Plotting code records ::

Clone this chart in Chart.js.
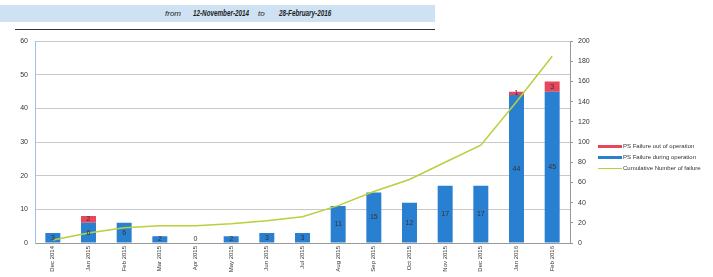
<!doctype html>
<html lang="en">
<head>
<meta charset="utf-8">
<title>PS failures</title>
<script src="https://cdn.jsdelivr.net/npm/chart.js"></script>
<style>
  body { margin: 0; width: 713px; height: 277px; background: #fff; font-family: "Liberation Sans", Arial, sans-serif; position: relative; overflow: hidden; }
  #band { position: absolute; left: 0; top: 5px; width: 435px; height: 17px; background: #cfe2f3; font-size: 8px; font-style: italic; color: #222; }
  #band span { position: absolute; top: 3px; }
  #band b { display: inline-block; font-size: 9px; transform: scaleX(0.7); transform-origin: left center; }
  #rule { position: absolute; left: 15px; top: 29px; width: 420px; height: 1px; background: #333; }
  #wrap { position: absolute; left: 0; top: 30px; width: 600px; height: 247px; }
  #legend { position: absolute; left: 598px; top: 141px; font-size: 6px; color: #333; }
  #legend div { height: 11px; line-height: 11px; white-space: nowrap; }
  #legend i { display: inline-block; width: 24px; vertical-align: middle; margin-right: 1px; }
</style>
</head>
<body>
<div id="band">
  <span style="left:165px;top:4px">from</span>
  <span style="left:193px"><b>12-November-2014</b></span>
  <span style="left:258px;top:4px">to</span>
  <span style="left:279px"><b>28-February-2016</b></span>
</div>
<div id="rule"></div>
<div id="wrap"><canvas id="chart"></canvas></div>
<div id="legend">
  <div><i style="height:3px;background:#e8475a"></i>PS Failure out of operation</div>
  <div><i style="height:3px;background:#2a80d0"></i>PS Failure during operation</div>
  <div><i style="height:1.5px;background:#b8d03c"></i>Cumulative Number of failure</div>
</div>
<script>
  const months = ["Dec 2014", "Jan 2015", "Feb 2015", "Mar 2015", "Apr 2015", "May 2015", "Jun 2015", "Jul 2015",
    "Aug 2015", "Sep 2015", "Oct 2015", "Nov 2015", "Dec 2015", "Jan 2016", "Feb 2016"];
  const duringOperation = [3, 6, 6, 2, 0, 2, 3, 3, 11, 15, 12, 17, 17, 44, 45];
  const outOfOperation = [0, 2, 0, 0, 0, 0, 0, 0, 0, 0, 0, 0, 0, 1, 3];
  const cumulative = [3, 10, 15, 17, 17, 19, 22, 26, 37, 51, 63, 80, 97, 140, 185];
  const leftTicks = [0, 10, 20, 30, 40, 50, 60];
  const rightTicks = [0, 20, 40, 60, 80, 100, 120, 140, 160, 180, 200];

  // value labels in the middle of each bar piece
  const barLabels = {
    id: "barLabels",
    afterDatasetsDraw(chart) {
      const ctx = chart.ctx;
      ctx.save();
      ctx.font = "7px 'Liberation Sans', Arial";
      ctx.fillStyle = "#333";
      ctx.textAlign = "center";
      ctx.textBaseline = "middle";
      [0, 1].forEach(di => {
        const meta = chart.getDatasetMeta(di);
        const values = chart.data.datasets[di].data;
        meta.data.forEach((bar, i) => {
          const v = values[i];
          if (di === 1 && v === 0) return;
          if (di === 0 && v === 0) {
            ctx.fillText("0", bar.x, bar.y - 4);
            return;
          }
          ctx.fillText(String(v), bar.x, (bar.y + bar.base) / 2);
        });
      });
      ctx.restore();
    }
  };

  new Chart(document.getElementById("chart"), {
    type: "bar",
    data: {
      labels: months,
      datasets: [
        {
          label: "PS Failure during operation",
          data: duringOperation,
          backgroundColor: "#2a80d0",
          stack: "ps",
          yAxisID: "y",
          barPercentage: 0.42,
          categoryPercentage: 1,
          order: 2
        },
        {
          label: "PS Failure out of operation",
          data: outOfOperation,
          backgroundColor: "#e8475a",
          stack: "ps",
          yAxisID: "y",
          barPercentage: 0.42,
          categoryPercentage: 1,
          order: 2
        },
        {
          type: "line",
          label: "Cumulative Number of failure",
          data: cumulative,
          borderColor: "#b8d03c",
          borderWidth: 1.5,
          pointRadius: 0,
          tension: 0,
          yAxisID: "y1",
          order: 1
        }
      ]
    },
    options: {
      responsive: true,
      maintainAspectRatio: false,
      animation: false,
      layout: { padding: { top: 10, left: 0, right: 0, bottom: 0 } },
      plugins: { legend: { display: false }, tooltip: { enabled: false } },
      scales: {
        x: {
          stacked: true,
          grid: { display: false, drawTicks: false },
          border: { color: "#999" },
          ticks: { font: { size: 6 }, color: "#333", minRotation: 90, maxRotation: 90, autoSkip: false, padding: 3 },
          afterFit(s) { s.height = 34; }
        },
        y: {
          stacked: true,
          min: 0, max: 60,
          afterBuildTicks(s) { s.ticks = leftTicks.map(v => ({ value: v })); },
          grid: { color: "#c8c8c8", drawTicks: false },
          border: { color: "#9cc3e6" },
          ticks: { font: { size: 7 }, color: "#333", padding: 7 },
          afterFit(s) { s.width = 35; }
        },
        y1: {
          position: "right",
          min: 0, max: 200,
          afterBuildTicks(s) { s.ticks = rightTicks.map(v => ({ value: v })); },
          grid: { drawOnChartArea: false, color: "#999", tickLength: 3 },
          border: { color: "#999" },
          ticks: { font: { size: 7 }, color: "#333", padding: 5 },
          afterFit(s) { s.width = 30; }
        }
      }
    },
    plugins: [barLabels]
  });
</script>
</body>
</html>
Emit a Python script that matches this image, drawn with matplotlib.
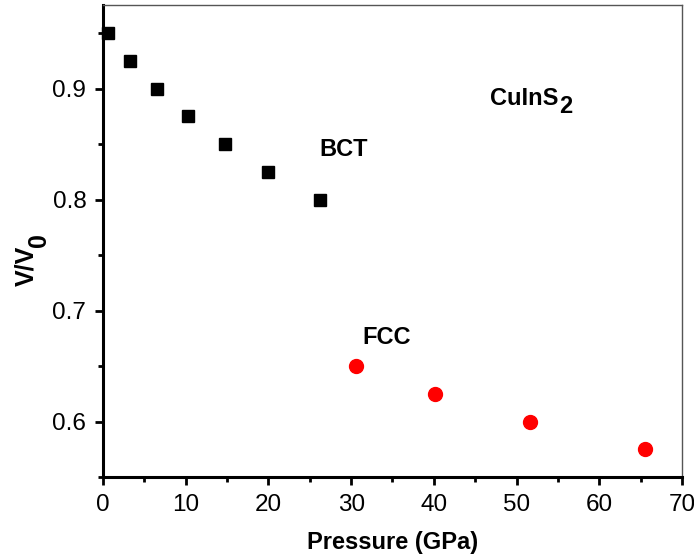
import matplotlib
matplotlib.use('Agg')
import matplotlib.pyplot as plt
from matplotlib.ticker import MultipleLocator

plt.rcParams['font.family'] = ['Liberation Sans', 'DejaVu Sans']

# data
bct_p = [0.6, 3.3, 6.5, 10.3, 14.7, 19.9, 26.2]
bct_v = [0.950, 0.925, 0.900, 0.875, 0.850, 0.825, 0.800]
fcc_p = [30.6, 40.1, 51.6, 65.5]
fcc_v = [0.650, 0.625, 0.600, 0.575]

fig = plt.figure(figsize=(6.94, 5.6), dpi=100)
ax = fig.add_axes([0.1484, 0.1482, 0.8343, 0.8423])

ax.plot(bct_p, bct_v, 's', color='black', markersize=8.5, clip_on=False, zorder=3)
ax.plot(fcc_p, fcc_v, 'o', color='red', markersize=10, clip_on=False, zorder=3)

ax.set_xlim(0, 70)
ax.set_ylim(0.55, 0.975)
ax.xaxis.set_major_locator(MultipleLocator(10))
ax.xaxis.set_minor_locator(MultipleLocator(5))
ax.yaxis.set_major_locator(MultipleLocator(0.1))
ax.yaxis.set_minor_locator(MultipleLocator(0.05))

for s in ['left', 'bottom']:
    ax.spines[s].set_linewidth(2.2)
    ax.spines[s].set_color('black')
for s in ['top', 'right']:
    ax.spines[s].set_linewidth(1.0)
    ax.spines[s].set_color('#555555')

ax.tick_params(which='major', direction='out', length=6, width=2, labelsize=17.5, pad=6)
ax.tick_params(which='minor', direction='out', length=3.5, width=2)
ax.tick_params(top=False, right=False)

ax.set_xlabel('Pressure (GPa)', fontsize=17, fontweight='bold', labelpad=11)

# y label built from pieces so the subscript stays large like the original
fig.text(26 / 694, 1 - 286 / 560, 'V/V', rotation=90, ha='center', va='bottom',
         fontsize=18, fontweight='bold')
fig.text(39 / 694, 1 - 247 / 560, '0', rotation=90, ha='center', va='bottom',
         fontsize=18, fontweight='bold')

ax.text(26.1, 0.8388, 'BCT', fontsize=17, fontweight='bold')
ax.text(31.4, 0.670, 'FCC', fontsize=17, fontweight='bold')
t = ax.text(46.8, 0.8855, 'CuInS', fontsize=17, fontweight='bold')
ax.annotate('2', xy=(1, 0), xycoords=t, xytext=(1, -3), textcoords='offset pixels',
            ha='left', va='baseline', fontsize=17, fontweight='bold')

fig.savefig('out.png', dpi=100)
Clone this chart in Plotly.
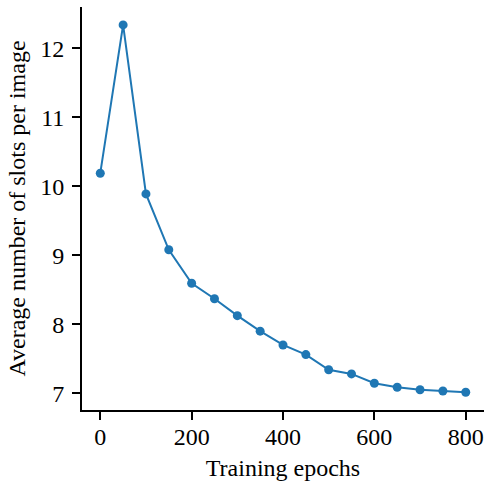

STATED PROBLEM :: In the records above, find the line with "Emit a Python" and the line with "markersize=10, clip_on=False, zorder=3)", then restate word for word only those two lines and all lines between, omitting pictures.

RESPONSE FOR THIS EXERCISE ::
Emit a Python script that matches this image, drawn with matplotlib.
import matplotlib
matplotlib.use('Agg')
import matplotlib.pyplot as plt
from matplotlib.ticker import MultipleLocator

plt.rcParams['font.family'] = ['Liberation Sans', 'DejaVu Sans']

# data
bct_p = [0.6, 3.3, 6.5, 10.3, 14.7, 19.9, 26.2]
bct_v = [0.950, 0.925, 0.900, 0.875, 0.850, 0.825, 0.800]
fcc_p = [30.6, 40.1, 51.6, 65.5]
fcc_v = [0.650, 0.625, 0.600, 0.575]

fig = plt.figure(figsize=(6.94, 5.6), dpi=100)
ax = fig.add_axes([0.1484, 0.1482, 0.8343, 0.8423])

ax.plot(bct_p, bct_v, 's', color='black', markersize=8.5, clip_on=False, zorder=3)
ax.plot(fcc_p, fcc_v, 'o', color='red', markersize=10, clip_on=False, zorder=3)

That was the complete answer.